Chi avesse conosciuto Alberto Cavallone a Milano nei primi anni '60 si sarebbe imbattuto in un ragazzo esile, nervoso, timido e intraprendente al tempo stesso, pieno di ottimi propositi, che aveva una gran voglia di fare cinema, ma anche di cambiare il mondo. Un suo coetaneo, critico in erba, ne seguì, quasi ne promosse, le prime prove: un bel (ma scomparso) documentario sui crimini nazisti, denunciati in un processo a Francoforte (Lontano dagli occhi, 1962), e un ottimo (ma non più rintracciabile) mediometraggio di attualità e di montaggio sull'Algeria (La sporca guerra, 1960-63, commento di Giovanni Arpino, pubblicato addirittura su Cinema Nuovo).
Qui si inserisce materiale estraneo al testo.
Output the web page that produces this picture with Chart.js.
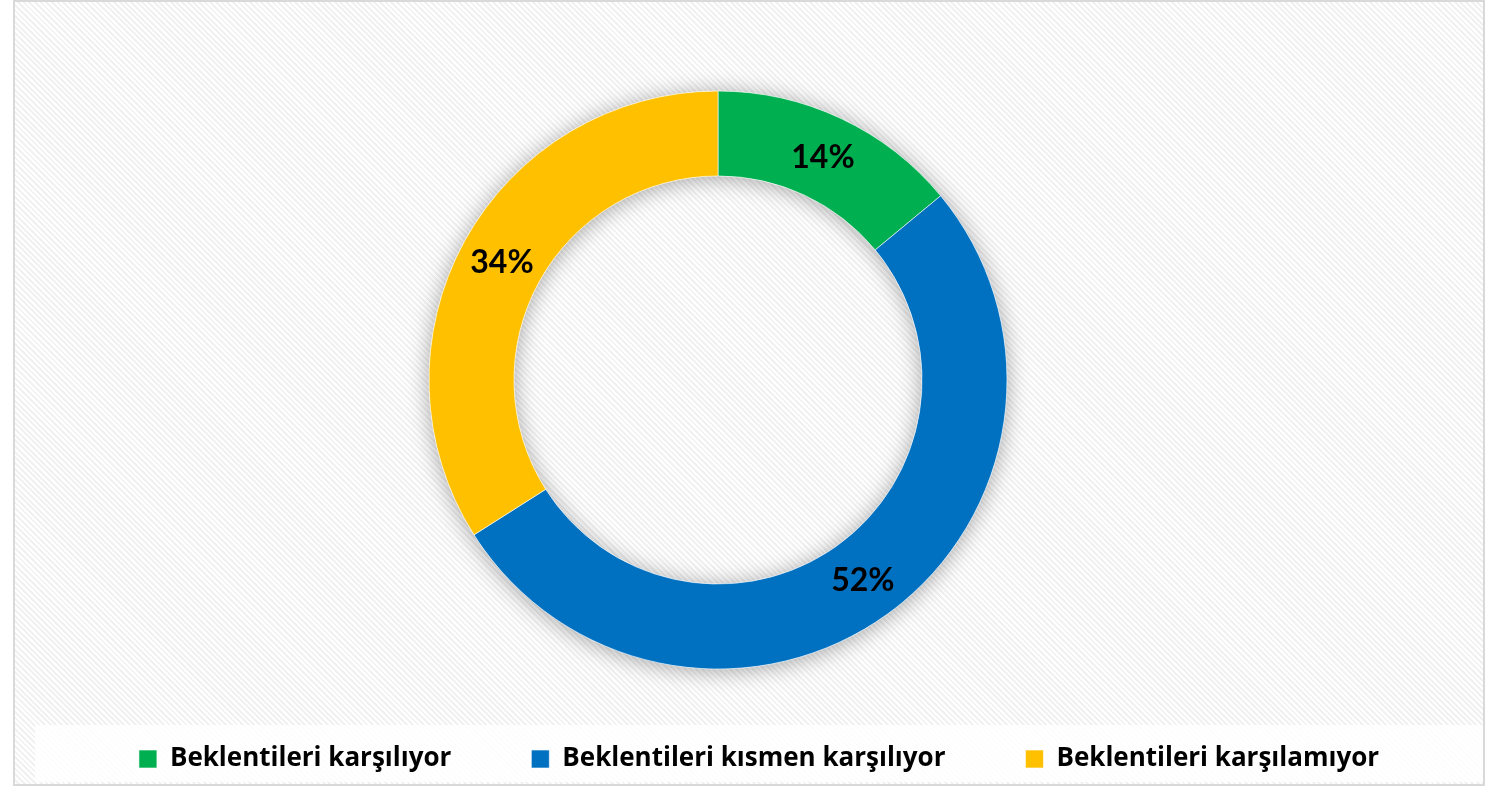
<!DOCTYPE html>
<html>
<head>
<meta charset="utf-8">
<script src="https://cdn.jsdelivr.net/npm/chart.js@4.4.1/dist/chart.umd.min.js"></script>
<style>
  html, body { margin: 0; padding: 0; background: #fff; }
  .frame {
    position: absolute; left: 13px; top: 0; width: 1472px; height: 786px;
    box-sizing: border-box; border: 2px solid #d9d9d9;
    background: repeating-linear-gradient(45deg, #ffffff 0px, #ffffff 2px, #f1f1f1 2px, #f1f1f1 4px);
  }
  .legend-bg {
    position: absolute; left: 20px; top: 723px; width: 1448px; height: 57px;
    background: rgba(255,255,255,0.82);
  }
  canvas { position: absolute; left: 0; top: 0; }
</style>
</head>
<body>
<div class="frame">
  <div class="legend-bg"></div>
  <canvas id="donut" width="1468" height="782"></canvas>
</div>
<script>
const categories = ["Beklentileri karşılıyor", "Beklentileri kısmen karşılıyor", "Beklentileri karşılamıyor"];
const shares = [14, 52, 34];
const colors = ["#00B050", "#0070C0", "#FFC000"];

// soft shadow under the ring, drawn once so slices don't smudge each other
const ringShadow = {
  id: "ringShadow",
  beforeDatasetsDraw(chart) {
    const arc = chart.getDatasetMeta(0).data[0];
    if (!arc) return;
    const {x, y, innerRadius, outerRadius} = arc.getProps(["x", "y", "innerRadius", "outerRadius"], true);
    const ctx = chart.ctx;
    ctx.save();
    ctx.shadowColor = "rgba(0,0,0,0.35)";
    ctx.shadowBlur = 22;
    ctx.shadowOffsetY = 2;
    ctx.fillStyle = "#ffffff";
    ctx.beginPath();
    ctx.arc(x, y, outerRadius, 0, Math.PI * 2);
    ctx.arc(x, y, innerRadius, 0, Math.PI * 2, true);
    ctx.fill();
    ctx.restore();
  }
};

const sliceLabels = {
  id: "sliceLabels",
  afterDatasetsDraw(chart) {
    const ctx = chart.ctx;
    const meta = chart.getDatasetMeta(0);
    ctx.save();
    ctx.font = "bold 32px Lato";
    ctx.fillStyle = "#000";
    ctx.textAlign = "center";
    ctx.textBaseline = "middle";
    meta.data.forEach((arc, i) => {
      const p = arc.tooltipPosition();
      ctx.fillText(shares[i] + "%", p.x, p.y + 1);
    });
    ctx.restore();
  }
};

// legend sits a bit right of the ring's centre in the original
const legendShift = {
  id: "legendShift",
  afterLayout(chart) {
    chart.legend.left += 41;
    chart.legend.right += 41;
  }
};

new Chart(document.getElementById("donut"), {
  type: "doughnut",
  data: {
    labels: categories,
    datasets: [{
      data: shares,
      backgroundColor: colors,
      borderColor: "rgba(255,255,255,0.6)",
      borderWidth: 1
    }]
  },
  options: {
    responsive: false,
    animation: false,
    radius: 289,
    cutout: "70.6%",
    layout: { padding: { top: 92, bottom: 2, left: 0, right: 62 } },
    plugins: {
      tooltip: { enabled: false },
      legend: {
        position: "bottom",
        labels: {
          boxWidth: 18,
          boxHeight: 18,
          padding: 80,
          color: "#000",
          font: { family: "Open Sans", size: 26, weight: "bold" }
        }
      }
    }
  },
  plugins: [ringShadow, sliceLabels, legendShift]
});
</script>
</body>
</html>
Di lì, con ancora negli occhi gli orrori del nazismo e del colonialismo, entrambi ammantati di razzismo, il passaggio alla fiction a lungometraggio, di cui il nostro segue le due prime prove: Le salamandre (1969), genere lesbico-contestatore, e il più rozzo ma più veritiero Dal nostro inviato a Copenaghen (1970) sulle malefatte di due reduci dal Vietnam (un altro leit-motiv) e sulla loro “rieducazione”. Ma l'ossessione continua, perdendo di attrattiva per il non più giovanissimo critico, che segue alla distanza il succedersi affannoso delle pellicole, dall'erotismo contorto che non riesce a essere pornografico, e che cela una vocazione all'autodistruzione, da vero e proprio maudit, ispirato com'è alla maniera di Georges Bataille (il sesso, motore dominante dell'uomo, identificato con l'idea di castrazione, di annientamento e di morte).
Oggi, a 17 anni giusti dalla scomparsa del vecchio amico, il vecchio critico si è guardato, sul provvidenziale YouTube, Quickly (1971), Afrika (1974), Zelda (1975), Spell. Dolce mattatoio (1977), Blow job (1980) spingendosi fino a I padroni del mondo (1983), mancandogli soltanto Blue movie (1978) e – come a tutti – lo scomparso o introvabile Maldoror (1976, da Lautréamont), che le fanzines salutano come il suo possibile capolavoro. Ma, ahimè, non ne è uscito convinto. L'ambiziosa (Cavallone scrive, dirige e monta tutto da solo) via freudiano-surrealista si traduce in incerte riprese con camera a mano, interpretazioni solo volonterose (a cominciare dall'onnipresente Maria Pia Luzi, in arte la lautrechiana Jane Avril, sua compagna anche nella vita), dialoghi verbosi e filosofeggianti con punte di retorica dannunziana. E le storie rasentano il (voluto?) ridicolo. Solo il nervosissimo montaggio, con predilezione per i dettagli, salva qualche sequenza.
Spiace per i colleghi di Nocturno, ma non si riesce a vedere in lui un regista di culto. Solo un uomo turbato e infelice, come il ragazzo di cinquant'anni fa.